WILLIAM BLAKE’S INFLUENCE ON FRAGMENTS OF A BROKEN LAND: VALARL UNDEAD
“… The Eternal Man is seal’d, never to be deliver’d.
I roll my floods over his body, my billows & waves pass over him,
The sea encompasses him & monsters of the deep are his companions.
Dreamer of furious oceans, cold sleeper of weeds & shells,
Thy Eternal form shall never renew, my uncertain prevails against thee.”
William Blake, Vala, or the Four Zoas, 4.132-136
Picture: “Elohim Creating Adam” by william blake, 1795
My postgraduate research study and resulting thesis was titled: “The Terrible Ones: Blake’s Monsters and the Imagery of Objective Form”. I spent several years immersed in mystic artist and poet William Blake’s thought and imagery — my sympathy for his ideas both led me to study his work in the first place and in turn was fostered by the research.
When I came to write Fragments of a Broken Land, much that is Blakean entered into my imagining of the fantasy world I created. Blake’s beliefs in the essentially subjective nature of the world — indeed his belief that the objective world arose from a spiritual fall into a material illusion — gave a dynamic to my creative approach to fantasy. It’s not the whole of it, but it is a part. Many of my stories explore the spiritual nexus between the objective and the subjective worlds, and this theme plays a significant part in Fragments, too. The levels of reality depicted, the nature of magic, the way in which emotional and moral states become metaphysical realities are elements of an ongoing [unending?] exploration into the nature of perception — and a blurring of the dichotomy between Object and Subject.
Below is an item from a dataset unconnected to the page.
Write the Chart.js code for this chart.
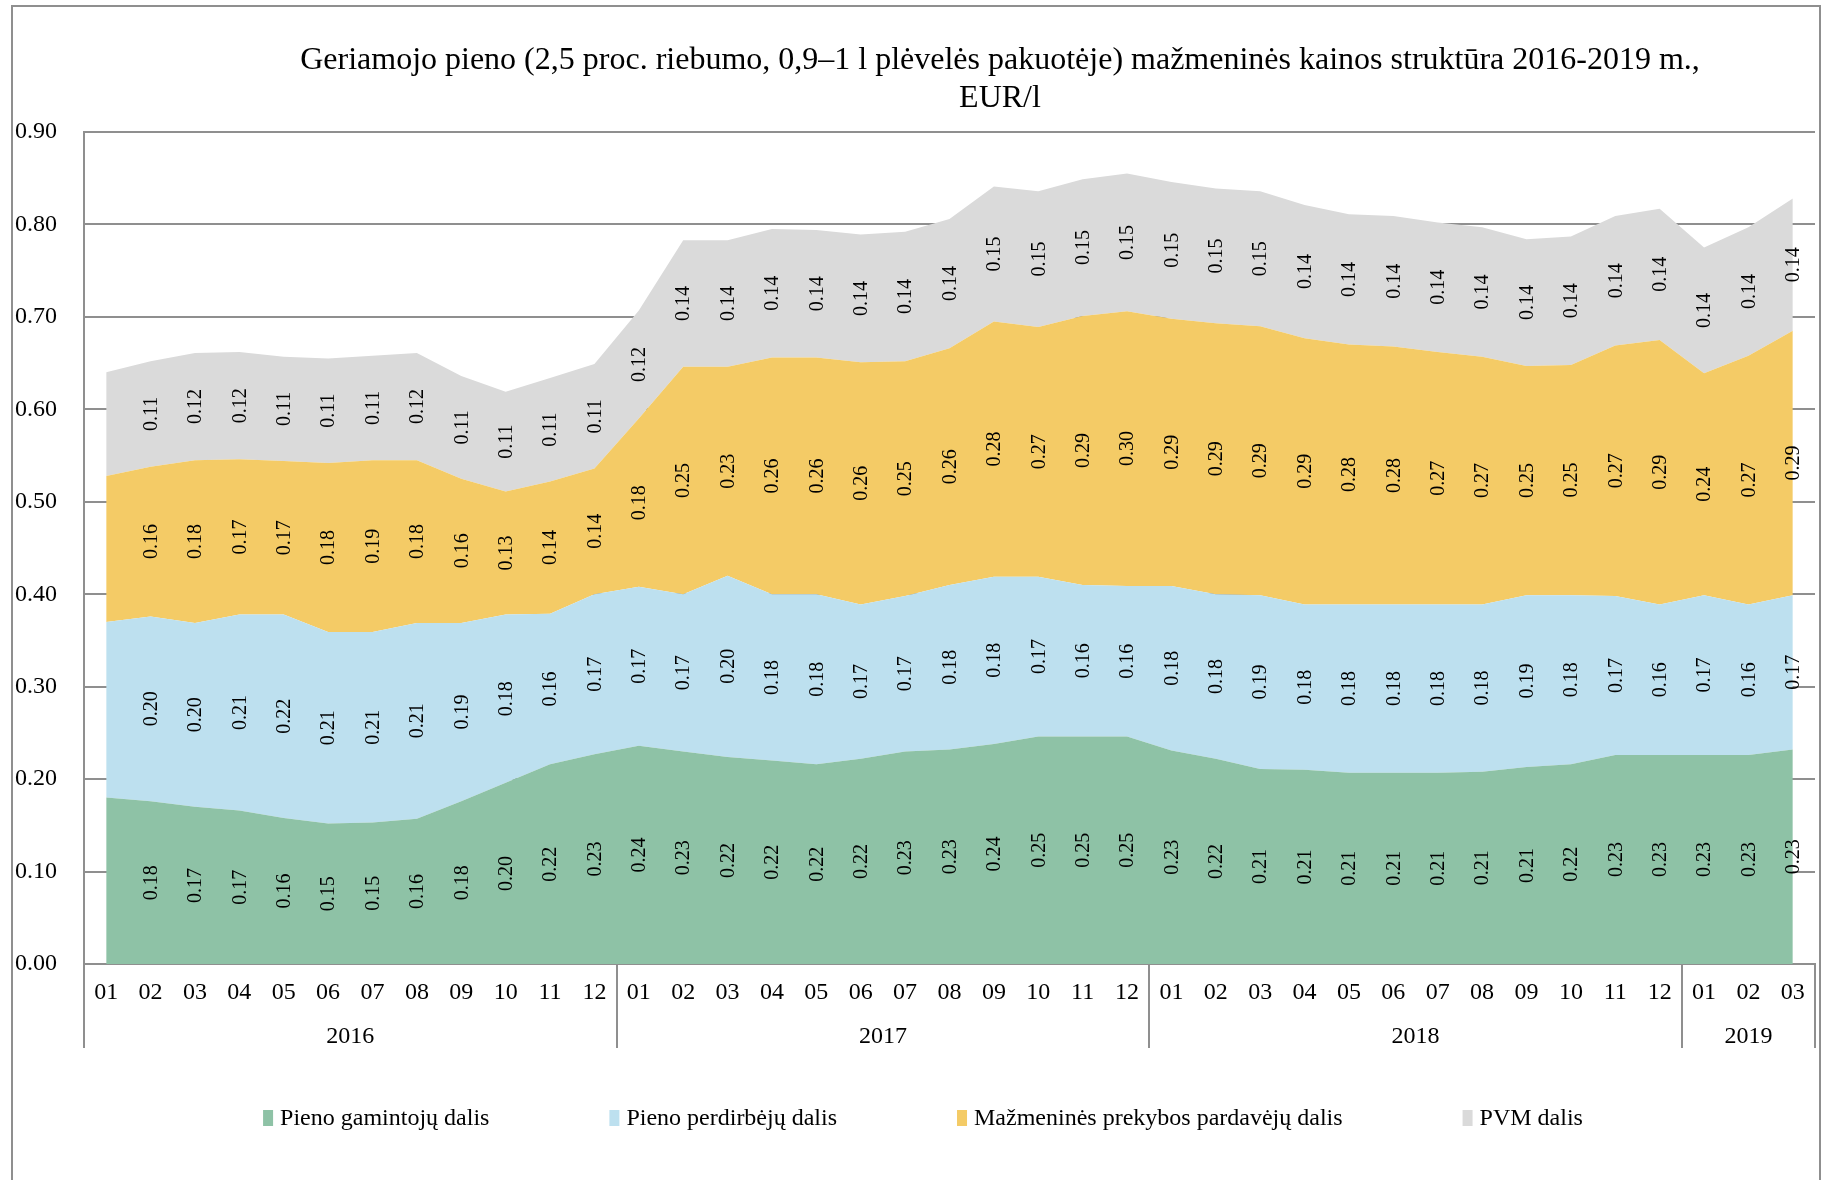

More directly, the metaphysical background I created for Fragments reflects Blake’s mythological system itself. In his massive prophecies (and over the course of his life), he created a pantheon of characters, both gods and monsters, which represent aspects of human experience. His imagery is potent and complex, but in essence it is this: Man is fallen from unity into division, his spiritual ‘aspects’ warring with each other and in the process determining the nature of the material world. The Eternal Man, Albion, falls because he comes to believe that he must build an objective world around himself in order to be safe. His gigantic body lies beneath the world as we know it, forming its template, but will one day arise, rejoined with his various alienated aspects into a dynamic unity. This will happen (and in a way continually happens) whenever human perception widens and recognises that the true nature of reality is subjective and that the objective, or Death, world can hold no power over us.
That was the background to many aspects of Fragments. Pretentious, I know. But what the hell!